WHAT IS REQUIRED
Pictures are to be left out. Copy exactly the lines from the one containing "What matplotlib code" to the one containing "plt.rcParams['font.family'] = ['Liberation", both ends kept.
+++++
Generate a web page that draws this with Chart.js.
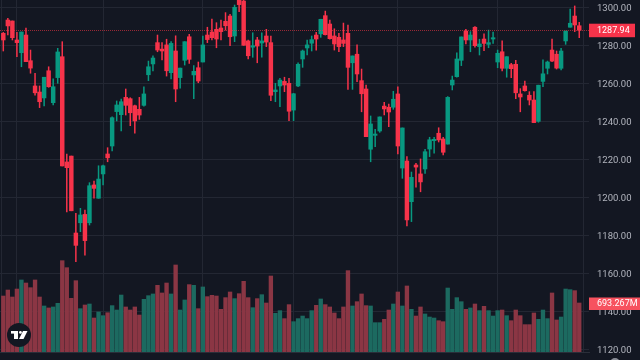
<!DOCTYPE html>
<html>
<head>
<meta charset="utf-8">
<style>
html,body{margin:0;padding:0;background:#131722;overflow:hidden}
canvas{display:block}
</style>
<script src="https://cdn.jsdelivr.net/npm/chart.js@4/dist/chart.umd.min.js"></script>
</head>
<body>
<canvas id="c" width="640" height="360"></canvas>
<script>
const opens=[1286.3,1293.3,1292.8,1282.8,1276.1,1285.4,1271.9,1258.6,1255.4,1252.3,1266.6,1249.8,1263.0,1274.0,1218.6,1221.7,1181.2,1186.6,1191.0,1186.6,1206.5,1199.5,1212.3,1222.8,1227.0,1245.1,1243.5,1252.6,1251.9,1248.2,1246.3,1248.4,1264.5,1270.2,1281.4,1278.0,1280.2,1265.6,1277.0,1263.0,1272.1,1284.5,1264.4,1268.2,1271.2,1285.4,1287.0,1288.4,1289.1,1292.6,1295.4,1284.9,1305.0,1303.3,1282.3,1279.0,1282.8,1281.2,1284.9,1281.4,1255.6,1258.6,1261.0,1260.0,1245.9,1258.6,1272.8,1278.6,1281.1,1285.4,1286.0,1295.6,1291.2,1284.9,1284.2,1282.8,1286.3,1270.8,1275.3,1261.4,1257.0,1225.3,1232.6,1234.9,1248.0,1247.4,1247.4,1254.4,1215.4,1219.1,1197.7,1217.0,1212.3,1214.9,1225.4,1229.8,1233.7,1230.7,1228.0,1259.1,1263.5,1272.1,1287.5,1282.8,1289.5,1279.3,1283.3,1280.5,1283.3,1271.2,1276.6,1267.9,1269.8,1270.0,1254.4,1258.6,1253.7,1251.2,1240.0,1261.0,1267.9,1277.5,1275.3,1267.9,1282.3,1289.5,1295.4,1290.3]
const highs=[1286.8,1294.2,1292.8,1286.8,1287.0,1289.0,1277.5,1265.3,1258.6,1263.2,1268.7,1262.3,1278.4,1281.9,1222.8,1221.7,1191.6,1194.2,1193.3,1207.7,1208.6,1216.6,1217.0,1226.1,1242.4,1250.7,1251.7,1257.0,1252.4,1248.6,1252.6,1258.2,1271.7,1274.4,1285.4,1281.4,1283.2,1281.9,1285.0,1268.0,1281.9,1285.8,1269.3,1271.2,1284.9,1289.5,1293.8,1291.9,1293.3,1297.2,1296.3,1301.2,1309.0,1308.0,1282.8,1286.6,1284.2,1286.6,1288.4,1284.9,1260.0,1262.6,1263.2,1262.6,1254.7,1270.8,1277.5,1282.8,1284.9,1286.8,1293.7,1298.0,1293.3,1288.7,1286.3,1291.7,1290.7,1274.4,1280.2,1267.5,1259.1,1242.8,1235.8,1242.3,1250.0,1249.0,1255.8,1258.2,1236.5,1221.4,1213.3,1217.9,1220.2,1225.3,1231.6,1231.6,1236.6,1231.6,1253.0,1263.8,1276.1,1284.4,1288.4,1287.2,1289.8,1283.2,1286.0,1288.0,1287.0,1277.5,1282.3,1274.0,1270.5,1272.1,1257.2,1261.2,1255.6,1255.6,1259.0,1272.3,1271.7,1283.3,1277.0,1278.4,1287.5,1299.0,1300.7,1292.1]
const lows=[1277.0,1285.4,1282.8,1274.0,1268.7,1271.4,1265.3,1253.8,1247.2,1248.1,1257.9,1248.6,1260.0,1216.5,1192.3,1192.9,1166.1,1181.9,1169.6,1185.4,1199.5,1199.5,1206.5,1218.7,1224.4,1240.2,1234.9,1243.3,1237.7,1233.8,1241.0,1248.0,1261.4,1266.5,1276.6,1272.3,1263.8,1262.3,1250.3,1257.4,1269.6,1270.5,1251.9,1260.3,1271.2,1281.4,1282.8,1278.7,1282.8,1288.0,1279.8,1281.9,1297.7,1280.0,1272.8,1273.7,1270.8,1273.7,1279.3,1250.8,1250.3,1247.7,1255.6,1240.3,1240.3,1258.2,1268.4,1274.9,1277.0,1277.5,1284.2,1285.4,1283.2,1277.5,1276.6,1279.3,1256.8,1256.8,1260.8,1245.0,1231.9,1218.7,1226.6,1234.2,1243.3,1237.2,1246.3,1222.8,1210.0,1184.9,1187.2,1205.3,1202.9,1212.6,1221.4,1223.2,1229.1,1222.3,1228.0,1256.5,1263.2,1269.3,1280.7,1276.6,1279.0,1274.9,1277.2,1278.7,1281.0,1268.2,1266.5,1263.2,1263.0,1251.9,1245.0,1255.9,1248.6,1239.3,1239.5,1258.2,1264.9,1271.4,1267.5,1267.0,1280.5,1289.5,1287.2,1284.0]
const closes=[1282.8,1290.2,1284.0,1281.4,1287.0,1271.4,1268.0,1255.0,1250.3,1263.2,1258.2,1258.2,1276.5,1216.5,1215.6,1192.9,1174.7,1190.7,1177.2,1206.1,1204.7,1209.6,1216.6,1220.8,1241.9,1248.6,1250.3,1248.4,1244.5,1240.2,1243.3,1254.4,1268.7,1273.3,1277.5,1277.0,1266.6,1281.0,1257.0,1268.0,1281.9,1272.6,1266.3,1261.2,1280.2,1283.0,1284.0,1283.3,1287.2,1290.3,1284.5,1300.0,1301.4,1280.0,1274.5,1279.8,1279.6,1282.3,1281.7,1253.7,1256.5,1261.7,1259.1,1245.3,1254.5,1270.0,1277.0,1280.2,1283.0,1283.3,1293.7,1285.6,1283.5,1280.7,1279.3,1281.0,1268.4,1274.4,1264.9,1254.5,1231.9,1238.6,1233.3,1242.3,1246.5,1244.9,1251.6,1227.0,1236.5,1188.1,1210.5,1215.9,1208.1,1224.0,1230.3,1230.5,1230.2,1223.7,1252.6,1261.7,1272.8,1284.4,1282.8,1285.4,1279.8,1280.7,1281.0,1281.4,1284.0,1275.8,1267.9,1274.0,1267.7,1255.0,1252.8,1256.1,1251.2,1239.3,1259.0,1265.0,1271.2,1271.7,1268.0,1277.0,1287.5,1291.6,1290.7,1287.94]
const volumes=[792,877,778,891,1019,976,910,1019,778,651,623,637,689,1292,1193,759,1009,613,665,679,481,566,514,556,656,594,806,637,594,637,523,745,797,821,943,835,976,821,1231,594,736,953,943,613,920,783,802,792,604,769,849,755,825,1000,769,627,755,811,693,1075,547,585,472,670,429,472,509,472,585,660,750,670,637,552,472,637,1151,651,712,821,656,651,415,415,462,594,679,849,651,934,604,509,637,538,495,481,443,429,905,604,769,712,604,623,679,585,646,585,509,585,594,514,443,594,514,387,387,552,462,594,472,835,453,495,891,882,868,693.267]
const priceTicks=[1120,1140,1160,1180,1200,1220,1240,1260,1280,1300]
const timeTicks=[-0.5,3,22,44,64,87,109,128]
const timeLabels=['','Fri 10 Jan','Fri 14 Feb','Fri 14 Mar','Fri 11 Apr','Fri 16 May','Fri 20 Jun','Fri 18 Jul']

const UP='#089981',DOWN='#f7334a',UPVOL='#1c6a60',DOWNVOL='#8b3644'
const GRID='#232733',TXT='#b2b5be'
const isUp=i=>closes[i]>=opens[i]

const nopad=s=>{s.paddingLeft=0;s.paddingRight=0;s.paddingTop=0;s.paddingBottom=0}

const overlay={
id:'overlay',
afterDatasetsDraw(ch){
let g=ch.ctx,a=ch.chartArea,y=ch.scales.y
let last=closes.length-1
let py=Math.round(y.getPixelForValue(closes[last]))
g.save()
g.strokeStyle='#f23645'
g.globalAlpha=.6
g.lineWidth=1
g.setLineDash([1,1])
g.beginPath();g.moveTo(a.left,py+.5);g.lineTo(a.right,py+.5);g.stroke()
g.setLineDash([])
g.globalAlpha=1
// logo
g.fillStyle='#131722'
g.beginPath();g.arc(19,335,12,0,Math.PI*2);g.fill()
g.fillStyle='#fff'
g.fillRect(11,331,7,2.6)
g.fillRect(14,331,4,8)
g.beginPath();g.arc(20.4,332.4,1.4,0,Math.PI*2);g.fill()
g.beginPath();g.moveTo(23,331);g.lineTo(27.5,331);g.lineTo(23.5,339);g.lineTo(19,339);g.closePath();g.fill()
g.restore()
},
afterDraw(ch){
let g=ch.ctx,y=ch.scales.y
let last=closes.length-1
let py=y.getPixelForValue(closes[last])
g.save()
g.font='9px Roboto'
g.textBaseline='middle'
g.textAlign='left'
g.fillStyle='#f7334a'
g.fillRect(589,py-6.5,46,13.5)
g.fillStyle='#fff'
g.fillText(closes[last].toFixed(2),597,py+.5)
let vy=ch.scales.vol.getPixelForValue(volumes[last])
g.fillStyle='#f7525f'
g.fillRect(589,vy-5.5,51,12.5)
g.fillStyle='#fff'
g.fillText(volumes[last].toFixed(3)+'M',597,vy+.5)
// gear tip, mostly cut off by the bottom edge
g.fillStyle='#8a8d96'
g.beginPath();g.arc(615,363,5,0,Math.PI*2);g.fill()
g.restore()
}
}

new Chart(document.getElementById('c'),{
type:'bar',
plugins:[overlay],
data:{datasets:[
{label:'Volume',yAxisID:'vol',order:3,grouped:false,barThickness:3.7,
 data:volumes.map((v,i)=>({x:i,y:v})),
 backgroundColor:volumes.map((v,i)=>isUp(i)?UPVOL:DOWNVOL)},
{label:'Wick',yAxisID:'y',order:2,grouped:false,barThickness:.85,
 data:highs.map((v,i)=>({x:i,y:[lows[i],v]})),
 backgroundColor:highs.map((v,i)=>isUp(i)?UP:DOWN)},
{label:'Body',yAxisID:'y',order:1,grouped:false,barThickness:3.8,
 data:opens.map((v,i)=>({x:i,y:[v,closes[i]]})),
 backgroundColor:opens.map((v,i)=>isUp(i)?UP:DOWN)}
]},
options:{
responsive:false,
animation:false,
layout:{padding:0},
plugins:{legend:{display:false},tooltip:{enabled:false}},
scales:{
x:{type:'linear',offset:false,min:-0.728,max:129.15,
 grid:{color:GRID,offset:false,drawTicks:false},
 border:{display:true,color:'#2a2e39'},
 afterBuildTicks(s){s.ticks=timeTicks.map(v=>({value:v}))},
 afterFit(s){s.height=8;nopad(s)},
 ticks:{color:TXT,font:{family:'Roboto',size:11},padding:7,autoSkip:false,maxRotation:0,
  callback:v=>timeLabels[timeTicks.indexOf(v)]}
},
y:{type:'linear',position:'right',min:1118.58,max:1303.84,
 grid:{color:GRID,drawTicks:false},
 border:{display:false},
 afterBuildTicks(s){s.ticks=priceTicks.map(v=>({value:v}))},
 afterFit(s){s.width=51;nopad(s)},
 ticks:{color:TXT,font:{family:'Roboto',size:9.5},padding:8,labelOffset:1,
  callback:v=>v.toFixed(2)}
},
vol:{type:'linear',display:false,position:'right',min:0,max:4980}
}
}
})
</script>
</body>
</html>
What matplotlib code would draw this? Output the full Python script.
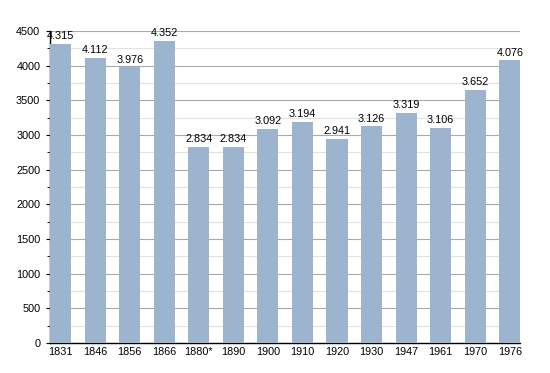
import matplotlib.pyplot as plt
from matplotlib.ticker import MultipleLocator

years = ['1831', '1846', '1856', '1866', '1880*', '1890', '1900', '1910',
         '1920', '1930', '1947', '1961', '1970', '1976']
population = [4315, 4112, 3976, 4352, 2834, 2834, 3092, 3194,
              2941, 3126, 3319, 3106, 3652, 4076]
labels = ['4.315', '4.112', '3.976', '4.352', '2.834', '2.834', '3.092', '3.194',
          '2.941', '3.126', '3.319', '3.106', '3.652', '4.076']

plt.rcParams['font.family'] = ['Liberation Sans', 'DejaVu Sans']

fig = plt.figure(figsize=(5.5, 3.73), dpi=100)
ax = fig.add_axes([0.091, 0.080, 0.855, 0.837])

w = 0.61
x = range(len(years))
ax.bar(x, population, width=w, color='#9db4cf', zorder=3)
for i, (v, t) in enumerate(zip(population, labels)):
    ax.text(i, v + 40, t, ha='center', va='bottom', fontsize=7.8, zorder=4)

ax.set_xlim(-w / 2, len(years) - 1 + w / 2)
ax.set_ylim(0, 4500)
ax.set_xticks(list(x))
ax.set_xticklabels(years)
ax.yaxis.set_major_locator(MultipleLocator(500))
ax.yaxis.set_minor_locator(MultipleLocator(250))
ax.grid(axis='y', which='major', color='#aaaaaa', linewidth=0.8, zorder=0)
ax.grid(axis='y', which='minor', color='#e2e2e2', linewidth=0.8, zorder=0)
ax.tick_params(axis='x', length=0, labelsize=7.8, pad=3)
ax.tick_params(axis='y', which='major', length=3, labelsize=7.8, pad=4)
ax.tick_params(axis='y', which='minor', length=2)
ax.spines['top'].set_visible(False)
ax.spines['right'].set_visible(False)
ax.spines['left'].set_linewidth(1)
ax.spines['bottom'].set_linewidth(1)

fig.savefig('out.png', dpi=100)
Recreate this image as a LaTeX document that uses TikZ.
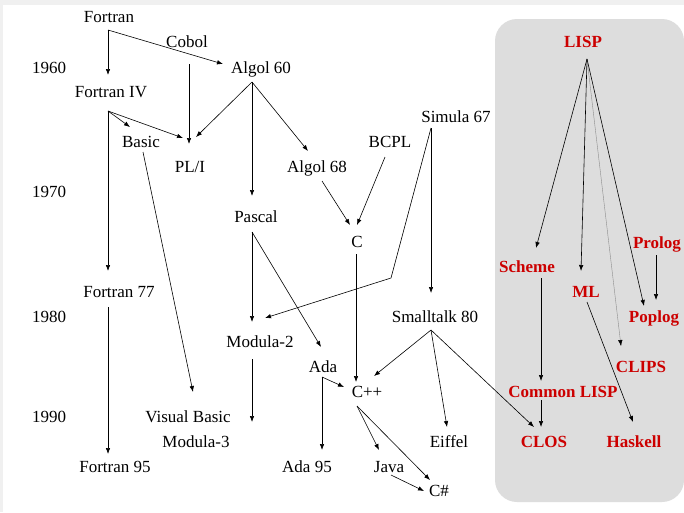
\documentclass[tikz,border=0pt]{standalone}
\usepackage{fontspec}
\setmainfont{Liberation Serif}
\usetikzlibrary{arrows.meta}
\definecolor{lispred}{RGB}{204,0,0}
\definecolor{boxgray}{RGB}{221,221,221}
\definecolor{framegray}{RGB}{240,240,240}
\begin{document}
\begin{tikzpicture}[x=1pt,y=-1pt,
  lang/.style={anchor=base, inner sep=0pt, font=\fontsize{17}{20}\selectfont},
  lisplang/.style={anchor=base, inner sep=0pt, font=\fontsize{17}{20}\selectfont\bfseries, text=lispred},
  arr/.style={-{Latex[length=6pt,width=4.5pt]}, line width=0.6pt, draw=black},
  faint/.style={-{Latex[length=6pt,width=4.5pt,color=black]}, line width=0.4pt, draw=black!45}]
\useasboundingbox (0,0) rectangle (684,512);
\fill[framegray] (0,0) rectangle (684,512);
\fill[white] (3,5) rectangle (684,512);
\fill[boxgray, rounded corners=22pt] (495,19) rectangle (684,502);

% years
\node[lang] (y1960) at (49,73) {1960};
\node[lang] (y1970) at (49,197) {1970};
\node[lang] (y1980) at (49,322) {1980};
\node[lang] (y1990) at (49,422) {1990};

% languages
\node[lang] (fortran) at (109,22) {Fortran};
\node[lang] (cobol) at (187,47) {Cobol};
\node[lang] (algol60) at (261,73) {Algol 60};
\node[lang] (fortraniv) at (111,97) {Fortran IV};
\node[lang] (simula) at (456,122) {Simula 67};
\node[lang] (basic) at (141,147) {Basic};
\node[lang] (bcpl) at (390,147) {BCPL};
\node[lang] (pli) at (190,172) {PL/I};
\node[lang] (algol68) at (317,172) {Algol 68};
\node[lang] (pascal) at (256,222) {Pascal};
\node[lang] (c) at (357,247) {C};
\node[lang] (fortran77) at (119,297) {Fortran 77};
\node[lang] (smalltalk) at (435,322) {Smalltalk 80};
\node[lang] (modula2) at (260,347) {Modula-2};
\node[lang] (ada) at (323,372) {Ada};
\node[lang] (cpp) at (367,397) {C++};
\node[lang] (visualbasic) at (188,422) {Visual Basic};
\node[lang] (modula3) at (196,447) {Modula-3};
\node[lang] (eiffel) at (449,447) {Eiffel};
\node[lang] (fortran95) at (115,472) {Fortran 95};
\node[lang] (ada95) at (307,472) {Ada 95};
\node[lang] (java) at (389,472) {Java};
\node[lang] (csharp) at (439,496) {C\#};

% lisp family
\node[lisplang] (lisp) at (583,47) {LISP};
\node[lisplang] (prolog) at (657,248) {Prolog};
\node[lisplang] (scheme) at (527,272) {Scheme};
\node[lisplang] (ml) at (586,297) {ML};
\node[lisplang] (poplog) at (654,322) {Poplog};
\node[lisplang] (clips) at (641,372) {CLIPS};
\node[lisplang] (commonlisp) at (563,397) {Common LISP};
\node[lisplang] (clos) at (544,447) {CLOS};
\node[lisplang] (haskell) at (634,447) {Haskell};

\coordinate (simbend) at (391,278);
\coordinate (m2end) at (252,422);

% connectors
\draw[arr] ([shift={(-1,8)}]fortran.base) -- ([shift={(-3,-22)}]fortraniv.base);
\draw[arr] ([shift={(-1,8)}]fortran.base) -- ([shift={(-38,-9)}]algol60.base);
\draw[arr] ([shift={(2,17)}]cobol.base) -- ([shift={(-1,-28)}]pli.base);
\draw[arr] ([shift={(-9,9)}]algol60.base) -- ([shift={(6,-35)}]pli.base);
\draw[arr] ([shift={(-9,9)}]algol60.base) -- ([shift={(-4,-26)}]pascal.base);
\draw[arr] ([shift={(-9,9)}]algol60.base) -- ([shift={(-9,-21)}]algol68.base);
\draw[arr] ([shift={(-3,14)}]fortraniv.base) -- ([shift={(-11,-20)}]basic.base);
\draw[arr] ([shift={(-3,14)}]fortraniv.base) -- ([shift={(-7,-34)}]pli.base);
\draw[arr] ([shift={(-3,14)}]fortraniv.base) -- ([shift={(-11,-26)}]fortran77.base);
\draw[arr] ([shift={(2,5)}]basic.base) -- ([shift={(5,-30)}]visualbasic.base);
\draw[arr] ([shift={(-4,10)}]pascal.base) -- ([shift={(-8,-25)}]modula2.base);
\draw[arr] ([shift={(-4,10)}]pascal.base) -- ([shift={(-2,-25)}]ada.base);
\draw[arr] ([shift={(5,9)}]algol68.base) -- ([shift={(-7,-22)}]c.base);
\draw[arr] ([shift={(-5,10)}]bcpl.base) -- ([shift={(0,-22)}]c.base);
\draw[arr] ([shift={(-25,6)}]simula.base) -- (simbend) -- ([shift={(5,-29)}]modula2.base);
\draw[arr] ([shift={(-25,6)}]simula.base) -- ([shift={(-4,-29)}]smalltalk.base);
\draw[arr] ([shift={(-1,7)}]c.base) -- ([shift={(-11,-15)}]cpp.base);
\draw[arr] ([shift={(-1,5)}]ada.base) -- ([shift={(-23,-10)}]cpp.base);
\draw[arr] ([shift={(-1,5)}]ada.base) -- ([shift={(15,-22)}]ada95.base);
\draw[arr] ([shift={(-4,8)}]smalltalk.base) -- ([shift={(7,-21)}]cpp.base);
\draw[arr] ([shift={(-4,8)}]smalltalk.base) -- ([shift={(-2,-20)}]eiffel.base);
\draw[arr] ([shift={(-4,8)}]smalltalk.base) -- ([shift={(-10,-20)}]clos.base);
\draw[arr] ([shift={(-10,9)}]cpp.base) -- ([shift={(-10,-22)}]java.base);
\draw[arr] ([shift={(-10,9)}]cpp.base) -- ([shift={(-9,-16)}]csharp.base);
\draw[arr] ([shift={(2,3)}]java.base) -- ([shift={(-15,-5)}]csharp.base);
\draw[arr] ([shift={(-8,12)}]modula2.base) -- (m2end);
\draw[arr] ([shift={(-11,10)}]fortran77.base) -- ([shift={(-7,-18)}]fortran95.base);

\draw[arr] ([shift={(4,12)}]lisp.base) -- ([shift={(9,-24)}]scheme.base);
\draw[arr] ([shift={(4,12)}]lisp.base) -- ([shift={(-5,-26)}]ml.base);
\draw[faint] ([shift={(4,12)}]lisp.base) -- ([shift={(-20,-26)}]clips.base);
\draw[arr] ([shift={(4,12)}]lisp.base) -- ([shift={(-10,-16)}]poplog.base);
\draw[arr] ([shift={(-1,7)}]prolog.base) -- ([shift={(2,-22)}]poplog.base);
\draw[arr] ([shift={(14,6)}]scheme.base) -- ([shift={(-22,-16)}]commonlisp.base);
\draw[arr] ([shift={(-22,3)}]commonlisp.base) -- ([shift={(-3,-20)}]clos.base);
\draw[arr] ([shift={(1,5)}]ml.base) -- ([shift={(-1,-25)}]haskell.base);
\end{tikzpicture}
\end{document}
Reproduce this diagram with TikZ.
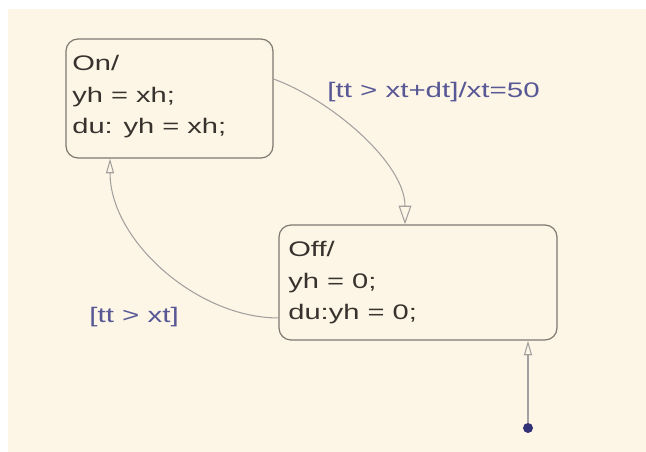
+++++
EXPECTED OUTPUT
What matplotlib code would draw this? Output the full Python script.
import matplotlib.pyplot as plt
from matplotlib.ticker import MultipleLocator

years = ['1831', '1846', '1856', '1866', '1880*', '1890', '1900', '1910',
         '1920', '1930', '1947', '1961', '1970', '1976']
population = [4315, 4112, 3976, 4352, 2834, 2834, 3092, 3194,
              2941, 3126, 3319, 3106, 3652, 4076]
labels = ['4.315', '4.112', '3.976', '4.352', '2.834', '2.834', '3.092', '3.194',
          '2.941', '3.126', '3.319', '3.106', '3.652', '4.076']

plt.rcParams['font.family'] = ['Liberation Sans', 'DejaVu Sans']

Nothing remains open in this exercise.